**What the task requires:** Skip the pictures. Transcribe the rest of the data below without changing a word.

=== Data section ===

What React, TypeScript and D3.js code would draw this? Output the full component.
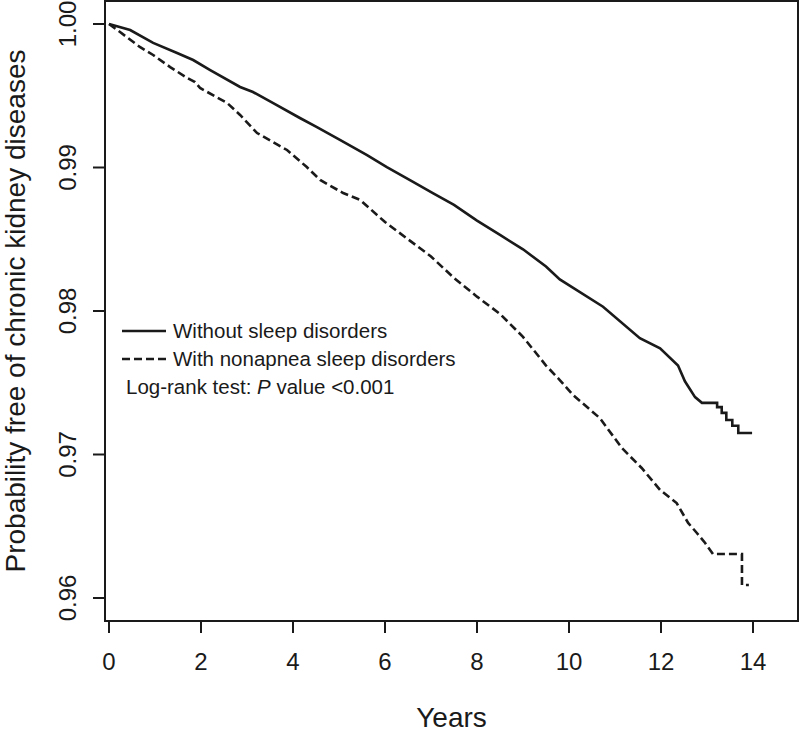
import React from "react";
import * as d3 from "d3";

// Kaplan–Meier style survival estimates
const withoutYears = [0, 0.46, 0.96, 1.48, 1.83, 2.2, 2.85, 3.13, 3.57, 4.15, 4.52, 5.02, 5.61, 6.04, 6.61, 7.04, 7.5, 8.0, 8.5, 9.0, 9.5, 9.8, 10.74, 11.54, 11.98, 12.37, 12.52, 12.74, 12.89, 13.22, 13.22, 13.32, 13.32, 13.42, 13.42, 13.55, 13.55, 13.68, 13.68, 13.98];
const withoutProb = [1.0, 0.99958, 0.99868, 0.99798, 0.99749, 0.99679, 0.99561, 0.99526, 0.99449, 0.99345, 0.99282, 0.99192, 0.99087, 0.99003, 0.98899, 0.98822, 0.9874, 0.9863, 0.9853, 0.9843, 0.9831, 0.9822, 0.9803, 0.9781, 0.9774, 0.9762, 0.9751, 0.974, 0.9736, 0.9736, 0.9733, 0.9733, 0.9729, 0.9729, 0.9724, 0.9724, 0.972, 0.972, 0.9715, 0.9715];

const nonapneaYears = [0, 0.24, 0.67, 0.96, 1.33, 1.7, 1.87, 1.98, 2.57, 2.85, 3.22, 3.87, 4.3, 4.59, 5.09, 5.46, 6.0, 6.5, 7.0, 7.5, 8.0, 8.5, 9.0, 9.5, 9.8, 10.09, 10.67, 11.15, 11.58, 11.98, 12.34, 12.59, 12.78, 12.96, 13.13, 13.76, 13.76, 13.91];
const nonapneaProb = [1.0, 0.99944, 0.9984, 0.99784, 0.997, 0.99624, 0.99596, 0.99554, 0.99449, 0.99366, 0.9924, 0.99122, 0.99003, 0.98913, 0.98822, 0.98774, 0.9862, 0.985, 0.9838, 0.9823, 0.981, 0.9798, 0.9782, 0.9762, 0.97519, 0.97414, 0.97254, 0.97045, 0.96906, 0.96753, 0.96662, 0.96523, 0.96453, 0.96383, 0.96307, 0.96307, 0.96091, 0.96091];

const xTicks = [0, 2, 4, 6, 8, 10, 12, 14];
const yTicks = [0.96, 0.97, 0.98, 0.99, 1.0];
const yTickLabels = ["0.96", "0.97", "0.98", "0.99", "1.00"];

const legendLabels = ["Without sleep disorders", "With nonapnea sleep disorders"];

const FONT = "'Liberation Sans', Arial, Helvetica, sans-serif";
const INK = "#1a1a1a";

export default function App() {
  const box = { left: 105, top: 1, right: 798, bottom: 621 };
  const x = d3.scaleLinear().domain([0, 14]).range([109, 753]);
  const y = d3.scaleLinear().domain([0.96, 1.0]).range([598, 24]);

  const line = d3
    .line<[number, number]>()
    .x((d) => x(d[0]))
    .y((d) => y(d[1]))
    .curve(d3.curveLinear);

  const solid = withoutYears.map((t, i) => [t, withoutProb[i]] as [number, number]);
  const dashed = nonapneaYears.map((t, i) => [t, nonapneaProb[i]] as [number, number]);

  const legY = [331, 359];

  return (
    <svg
      width={800}
      height={732}
      style={{ position: "absolute", left: 0, top: 0, background: "#fff" }}
      fontFamily={FONT}
    >
      <rect x={0} y={0} width={800} height={732} fill="#fff" />
      {/* plot box */}
      <rect
        x={box.left}
        y={box.top}
        width={box.right - box.left}
        height={box.bottom - box.top}
        fill="none"
        stroke={INK}
        strokeWidth={2}
      />
      {/* curves */}
      <path d={line(solid) || ""} fill="none" stroke={INK} strokeWidth={2.6} />
      <path
        d={line(dashed) || ""}
        fill="none"
        stroke={INK}
        strokeWidth={2.6}
        strokeDasharray="8,4"
      />
      {/* x axis */}
      {xTicks.map((t) => (
        <g key={"x" + t}>
          <line x1={x(t)} x2={x(t)} y1={box.bottom} y2={box.bottom + 12} stroke={INK} strokeWidth={2} />
          <text x={x(t)} y={box.bottom + 49} fontSize={24} textAnchor="middle" fill={INK}>
            {t}
          </text>
        </g>
      ))}
      {/* y axis */}
      {yTicks.map((v, i) => (
        <g key={"y" + v}>
          <line x1={box.left - 12} x2={box.left} y1={y(v)} y2={y(v)} stroke={INK} strokeWidth={2} />
          <text
            transform={`translate(${box.left - 29},${y(v)}) rotate(-90)`}
            fontSize={24}
            textAnchor="middle"
            fill={INK}
          >
            {yTickLabels[i]}
          </text>
        </g>
      ))}
      {/* axis titles */}
      <text x={(box.left + box.right) / 2} y={727} fontSize={28} textAnchor="middle" fill={INK}>
        Years
      </text>
      <text
        transform={`translate(25,${(box.top + box.bottom) / 2}) rotate(-90)`}
        fontSize={28}
        textAnchor="middle"
        fill={INK}
      >
        Probability free of chronic kidney diseases
      </text>
      {/* legend */}
      <line x1={122} x2={166} y1={legY[0]} y2={legY[0]} stroke={INK} strokeWidth={2.6} />
      <line x1={122} x2={166} y1={legY[1]} y2={legY[1]} stroke={INK} strokeWidth={2.6} strokeDasharray="8,4" />
      <text x={173} y={legY[0] + 7} fontSize={20.5} fill={INK}>
        {legendLabels[0]}
      </text>
      <text x={173} y={legY[1] + 7} fontSize={20.5} fill={INK}>
        {legendLabels[1]}
      </text>
      <text x={126} y={394} fontSize={20.5} fill={INK}>
        Log-rank test: <tspan fontStyle="italic">P</tspan> value &lt;0.001
      </text>
    </svg>
  );
}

===

**Output below:**
What React, TypeScript and D3.js code would draw this? Output the full component.
import React from "react";
import * as d3 from "d3";

// Kaplan–Meier style survival estimates
const withoutYears = [0, 0.46, 0.96, 1.48, 1.83, 2.2, 2.85, 3.13, 3.57, 4.15, 4.52, 5.02, 5.61, 6.04, 6.61, 7.04, 7.5, 8.0, 8.5, 9.0, 9.5, 9.8, 10.74, 11.54, 11.98, 12.37, 12.52, 12.74, 12.89, 13.22, 13.22, 13.32, 13.32, 13.42, 13.42, 13.55, 13.55, 13.68, 13.68, 13.98];
const withoutProb = [1.0, 0.99958, 0.99868, 0.99798, 0.99749, 0.99679, 0.99561, 0.99526, 0.99449, 0.99345, 0.99282, 0.99192, 0.99087, 0.99003, 0.98899, 0.98822, 0.9874, 0.9863, 0.9853, 0.9843, 0.9831, 0.9822, 0.9803, 0.9781, 0.9774, 0.9762, 0.9751, 0.974, 0.9736, 0.9736, 0.9733, 0.9733, 0.9729, 0.9729, 0.9724, 0.9724, 0.972, 0.972, 0.9715, 0.9715];

const nonapneaYears = [0, 0.24, 0.67, 0.96, 1.33, 1.7, 1.87, 1.98, 2.57, 2.85, 3.22, 3.87, 4.3, 4.59, 5.09, 5.46, 6.0, 6.5, 7.0, 7.5, 8.0, 8.5, 9.0, 9.5, 9.8, 10.09, 10.67, 11.15, 11.58, 11.98, 12.34, 12.59, 12.78, 12.96, 13.13, 13.76, 13.76, 13.91];
const nonapneaProb = [1.0, 0.99944, 0.9984, 0.99784, 0.997, 0.99624, 0.99596, 0.99554, 0.99449, 0.99366, 0.9924, 0.99122, 0.99003, 0.98913, 0.98822, 0.98774, 0.9862, 0.985, 0.9838, 0.9823, 0.981, 0.9798, 0.9782, 0.9762, 0.97519, 0.97414, 0.97254, 0.97045, 0.96906, 0.96753, 0.96662, 0.96523, 0.96453, 0.96383, 0.96307, 0.96307, 0.96091, 0.96091];

const xTicks = [0, 2, 4, 6, 8, 10, 12, 14];
const yTicks = [0.96, 0.97, 0.98, 0.99, 1.0];
const yTickLabels = ["0.96", "0.97", "0.98", "0.99", "1.00"];

const legendLabels = ["Without sleep disorders", "With nonapnea sleep disorders"];

const FONT = "'Liberation Sans', Arial, Helvetica, sans-serif";
const INK = "#1a1a1a";

export default function App() {
  const box = { left: 105, top: 1, right: 798, bottom: 621 };
  const x = d3.scaleLinear().domain([0, 14]).range([109, 753]);
  const y = d3.scaleLinear().domain([0.96, 1.0]).range([598, 24]);

  const line = d3
    .line<[number, number]>()
    .x((d) => x(d[0]))
    .y((d) => y(d[1]))
    .curve(d3.curveLinear);

  const solid = withoutYears.map((t, i) => [t, withoutProb[i]] as [number, number]);
  const dashed = nonapneaYears.map((t, i) => [t, nonapneaProb[i]] as [number, number]);

  const legY = [331, 359];

  return (
    <svg
      width={800}
      height={732}
      style={{ position: "absolute", left: 0, top: 0, background: "#fff" }}
      fontFamily={FONT}
    >
      <rect x={0} y={0} width={800} height={732} fill="#fff" />
      {/* plot box */}
      <rect
        x={box.left}
        y={box.top}
        width={box.right - box.left}
        height={box.bottom - box.top}
        fill="none"
        stroke={INK}
        strokeWidth={2}
      />
      {/* curves */}
      <path d={line(solid) || ""} fill="none" stroke={INK} strokeWidth={2.6} />
      <path
        d={line(dashed) || ""}
        fill="none"
        stroke={INK}
        strokeWidth={2.6}
        strokeDasharray="8,4"
      />
      {/* x axis */}
      {xTicks.map((t) => (
        <g key={"x" + t}>
          <line x1={x(t)} x2={x(t)} y1={box.bottom} y2={box.bottom + 12} stroke={INK} strokeWidth={2} />
          <text x={x(t)} y={box.bottom + 49} fontSize={24} textAnchor="middle" fill={INK}>
            {t}
          </text>
        </g>
      ))}
      {/* y axis */}
      {yTicks.map((v, i) => (
        <g key={"y" + v}>
          <line x1={box.left - 12} x2={box.left} y1={y(v)} y2={y(v)} stroke={INK} strokeWidth={2} />
          <text
            transform={`translate(${box.left - 29},${y(v)}) rotate(-90)`}
            fontSize={24}
            textAnchor="middle"
            fill={INK}
          >
            {yTickLabels[i]}
          </text>
        </g>
      ))}
      {/* axis titles */}
      <text x={(box.left + box.right) / 2} y={727} fontSize={28} textAnchor="middle" fill={INK}>
        Years
      </text>
      <text
        transform={`translate(25,${(box.top + box.bottom) / 2}) rotate(-90)`}
        fontSize={28}
        textAnchor="middle"
        fill={INK}
      >
        Probability free of chronic kidney diseases
      </text>
      {/* legend */}
      <line x1={122} x2={166} y1={legY[0]} y2={legY[0]} stroke={INK} strokeWidth={2.6} />
      <line x1={122} x2={166} y1={legY[1]} y2={legY[1]} stroke={INK} strokeWidth={2.6} strokeDasharray="8,4" />
      <text x={173} y={legY[0] + 7} fontSize={20.5} fill={INK}>
        {legendLabels[0]}
      </text>
      <text x={173} y={legY[1] + 7} fontSize={20.5} fill={INK}>
        {legendLabels[1]}
      </text>
      <text x={126} y={394} fontSize={20.5} fill={INK}>
        Log-rank test: <tspan fontStyle="italic">P</tspan> value &lt;0.001
      </text>
    </svg>
  );
}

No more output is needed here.